THE TASK:
Take the lines from the head of the listing through the one bearing "import * as" and copy them exactly, leaving every picture out.
_ _ _ _ _ _ _
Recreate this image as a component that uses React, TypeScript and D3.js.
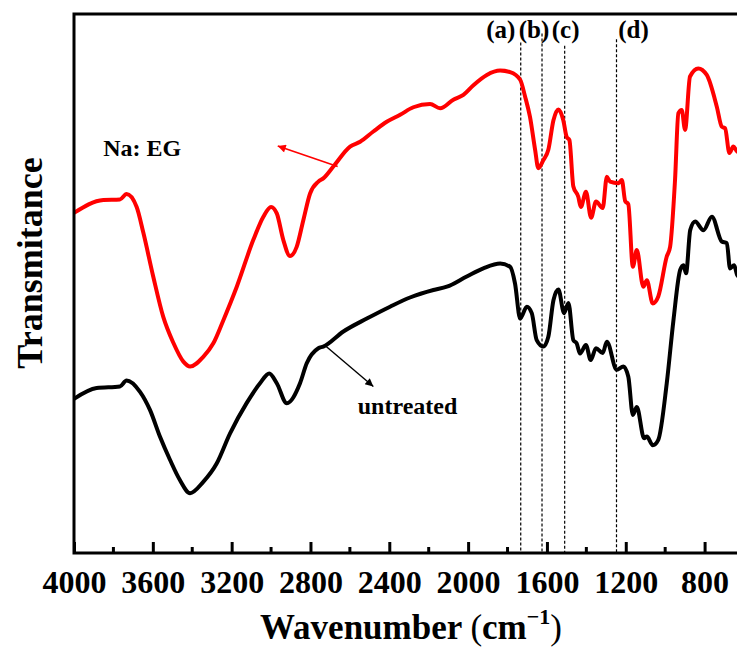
import React, { useEffect, useRef } from "react";
import * as d3 from "d3";

// FTIR spectra, [wavenumber (cm-1), transmittance (a.u.)]
const naEG: [number, number][] = [
  [4000, 63.1], [3851, 65.5], [3767, 65.6], [3733, 66.6], [3682, 64.2],
  [3648, 59.4], [3598, 51.3], [3547, 43.8], [3496, 39.0], [3445, 35.5],
  [3411, 34.6], [3344, 36.4], [3293, 38.9], [3242, 43.2], [3174, 49.4],
  [3090, 58.1], [3039, 62.4], [3000, 64.2], [2971, 63.0], [2938, 58.1],
  [2904, 55.1], [2870, 56.8], [2836, 61.8], [2802, 66.7], [2760, 68.9],
  [2735, 69.5], [2684, 71.7], [2599, 75.4], [2548, 76.3], [2481, 78.2],
  [2413, 80.0], [2345, 81.3], [2278, 82.7], [2193, 83.3], [2142, 82.5],
  [2075, 84.1], [2024, 85.0], [1973, 86.8], [1905, 88.7], [1838, 89.5],
  [1787, 89.2], [1736, 87.8], [1711, 84.7], [1686, 80.9], [1660, 74.8],
  [1644, 71.4], [1618, 72.9], [1593, 74.8], [1567, 80.3], [1542, 82.3],
  [1517, 80.3], [1500, 77.2], [1486, 76.6], [1466, 68.0], [1441, 66.1],
  [1428, 64.2], [1402, 67.0], [1376, 62.2], [1351, 65.2], [1317, 64.0],
  [1296, 69.8], [1280, 68.9], [1237, 68.6], [1220, 69.2], [1203, 65.3],
  [1187, 64.7], [1164, 53.1], [1144, 56.2], [1111, 49.4], [1093, 50.6],
  [1063, 46.3], [1035, 47.6], [992, 55.0], [975, 56.8], [950, 69.2],
  [933, 81.6], [916, 82.2], [899, 78.5], [874, 88.4], [832, 89.9],
  [789, 88.7], [738, 82.8], [713, 79.1], [696, 78.8], [674, 74.2],
  [654, 75.4], [635, 74.5], [615, 74.0],
];

const untreated: [number, number][] = [
  [4000, 28.6], [3885, 30.6], [3767, 30.9], [3733, 32.0], [3665, 29.9],
  [3614, 26.5], [3564, 21.6], [3513, 17.3], [3462, 13.5], [3411, 11.1],
  [3344, 13.2], [3276, 16.6], [3208, 22.2], [3124, 27.8], [3056, 31.5],
  [3009, 33.3], [2971, 31.5], [2920, 27.8], [2853, 31.5], [2819, 35.2],
  [2760, 38.0], [2735, 38.3], [2633, 41.1], [2514, 43.5], [2396, 45.7],
  [2295, 47.4], [2176, 48.8], [2108, 49.4], [2007, 51.3], [1923, 52.8],
  [1837, 53.7], [1787, 53.1], [1762, 50.0], [1736, 43.5], [1702, 45.7],
  [1677, 44.5], [1652, 39.5], [1618, 38.3], [1593, 40.1], [1567, 46.9],
  [1542, 48.9], [1513, 44.5], [1491, 46.4], [1466, 39.5], [1449, 38.9],
  [1432, 37.0], [1402, 38.6], [1378, 35.8], [1351, 38.0], [1317, 37.1],
  [1296, 39.2], [1246, 34.0], [1212, 34.6], [1187, 32.7], [1164, 25.6],
  [1144, 27.1], [1107, 21.3], [1093, 21.6], [1063, 20.0], [1035, 21.0],
  [992, 31.5], [958, 43.2], [924, 52.5], [907, 53.4], [894, 51.9],
  [873, 59.9], [848, 61.5], [806, 59.9], [763, 62.4], [713, 57.8],
  [687, 57.5], [671, 52.8], [650, 53.4], [635, 51.6], [615, 51.0],
];

const majorTicks = [4000, 3600, 3200, 2800, 2400, 2000, 1600, 1200, 800];
const minorTicks = [3800, 3400, 3000, 2600, 2200, 1800, 1400, 1000, 600];

// marked bands
const peakLabels = ["(a)", "(b)", "(c)", "(d)"];
const peakWaves = [1733, 1625, 1510, 1247];
const peakTops = [94.7, 96.4, 94.1, 95.3];

const W = 737;
const H = 650;
const FONT = "'Times New Roman', 'Liberation Serif', serif";

export default function App() {
  const ref = useRef<SVGSVGElement>(null);

  useEffect(() => {
    const svg = d3.select(ref.current);
    svg.selectAll("*").remove();

    const left = 74;
    const right = 744; // frame runs past the picture edge
    const top = 14;
    const bottom = 553;

    const x = d3.scaleLinear().domain([4000, 600]).range([left, right]);
    const y = d3.scaleLinear().domain([0, 100]).range([bottom, top]);

    const defs = svg.append("defs");
    const marker = (id: string, color: string) =>
      defs
        .append("marker")
        .attr("id", id)
        .attr("viewBox", "0 0 10 10")
        .attr("refX", 10)
        .attr("refY", 5)
        .attr("markerWidth", 11)
        .attr("markerHeight", 8)
        .attr("markerUnits", "userSpaceOnUse")
        .attr("orient", "auto")
        .append("path")
        .attr("d", "M0,0 L10,5 L0,10 Z")
        .attr("fill", color);
    marker("head-red", "#ff0000");
    marker("head-black", "#000");

    // dashed band markers
    svg
      .append("g")
      .selectAll("line")
      .data(peakWaves)
      .join("line")
      .attr("x1", (d) => x(d))
      .attr("x2", (d) => x(d))
      .attr("y1", (_, i) => y(peakTops[i]))
      .attr("y2", bottom)
      .attr("stroke", "#000")
      .attr("stroke-width", 1.2)
      .attr("stroke-dasharray", "3,2");

    const labelShift = [-20, -8, 1, 17];
    svg
      .append("g")
      .selectAll("text")
      .data(peakLabels)
      .join("text")
      .attr("x", (_, i) => x(peakWaves[i]) + labelShift[i])
      .attr("y", 38)
      .attr("text-anchor", "middle")
      .attr("font-family", FONT)
      .attr("font-weight", "bold")
      .attr("font-size", 25)
      .text((d) => d);

    const line = d3
      .line<[number, number]>()
      .x((d) => x(d[0]))
      .y((d) => y(d[1]))
      .curve(d3.curveMonotoneX);

    svg
      .append("path")
      .datum(untreated)
      .attr("d", line)
      .attr("fill", "none")
      .attr("stroke", "#000")
      .attr("stroke-width", 4)
      .attr("stroke-linejoin", "round");

    svg
      .append("path")
      .datum(naEG)
      .attr("d", line)
      .attr("fill", "none")
      .attr("stroke", "#ff0000")
      .attr("stroke-width", 4)
      .attr("stroke-linejoin", "round");

    // annotation arrows
    svg
      .append("line")
      .attr("x1", x(2662))
      .attr("y1", y(71.7))
      .attr("x2", x(2966))
      .attr("y2", y(75.5))
      .attr("stroke", "#ff0000")
      .attr("stroke-width", 1.6)
      .attr("marker-end", "url(#head-red)");

    svg
      .append("line")
      .attr("x1", x(2720))
      .attr("y1", y(38.3))
      .attr("x2", x(2481))
      .attr("y2", y(30.9))
      .attr("stroke", "#000")
      .attr("stroke-width", 1.4)
      .attr("marker-end", "url(#head-black)");

    svg
      .append("text")
      .attr("x", x(3852))
      .attr("y", y(73.7))
      .attr("font-family", FONT)
      .attr("font-weight", "bold")
      .attr("font-size", 24)
      .text("Na: EG");

    svg
      .append("text")
      .attr("x", x(2560))
      .attr("y", y(25.7))
      .attr("font-family", FONT)
      .attr("font-weight", "bold")
      .attr("font-size", 24)
      .text("untreated");

    // frame
    svg
      .append("path")
      .attr("d", `M${right},${top} H${left} V${bottom} H${right} V${top}`)
      .attr("fill", "none")
      .attr("stroke", "#000")
      .attr("stroke-width", 3);

    // inward ticks
    const axis = svg
      .append("g")
      .attr("transform", `translate(0,${bottom})`)
      .call(
        d3
          .axisBottom(x)
          .tickValues(majorTicks)
          .tickSize(-11)
          .tickSizeOuter(0)
          .tickPadding(17)
          .tickFormat(d3.format("d"))
      );
    axis.select(".domain").remove();
    axis.selectAll(".tick line").attr("stroke-width", 3);
    axis
      .selectAll(".tick text")
      .attr("font-family", FONT)
      .attr("font-weight", "bold")
      .attr("font-size", 32)
      .attr("fill", "#000");

    svg
      .append("g")
      .selectAll("line")
      .data(minorTicks)
      .join("line")
      .attr("x1", (d) => x(d))
      .attr("x2", (d) => x(d))
      .attr("y1", bottom)
      .attr("y2", bottom - 6)
      .attr("stroke", "#000")
      .attr("stroke-width", 3);

    // axis titles
    const xt = svg
      .append("text")
      .attr("x", 411)
      .attr("y", 639)
      .attr("text-anchor", "middle")
      .attr("font-family", FONT)
      .attr("font-size", 35);
    xt.append("tspan").attr("font-weight", "bold").text("Wavenumber ");
    xt.append("tspan").text("(");
    xt.append("tspan").attr("font-weight", "bold").text("cm");
    xt.append("tspan")
      .attr("font-weight", "bold")
      .attr("font-size", 22)
      .attr("dy", -15)
      .text("\u22121");
    xt.append("tspan").attr("dy", 15).text(")");

    svg
      .append("text")
      .attr("transform", "translate(42,263) rotate(-90)")
      .attr("text-anchor", "middle")
      .attr("font-family", FONT)
      .attr("font-weight", "bold")
      .attr("font-size", 36)
      .text("Transmitance");
  }, []);

  return (
    <div style={{ position: "absolute", left: 0, top: 0 }}>
      <svg ref={ref} width={W} height={H} style={{ display: "block", background: "#fff" }} />
    </div>
  );
}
_ _ _ _ _ _ _
RESPONSE:
Recreate this image as a component that uses React, TypeScript and D3.js.
import React, { useEffect, useRef } from "react";
import * as d3 from "d3";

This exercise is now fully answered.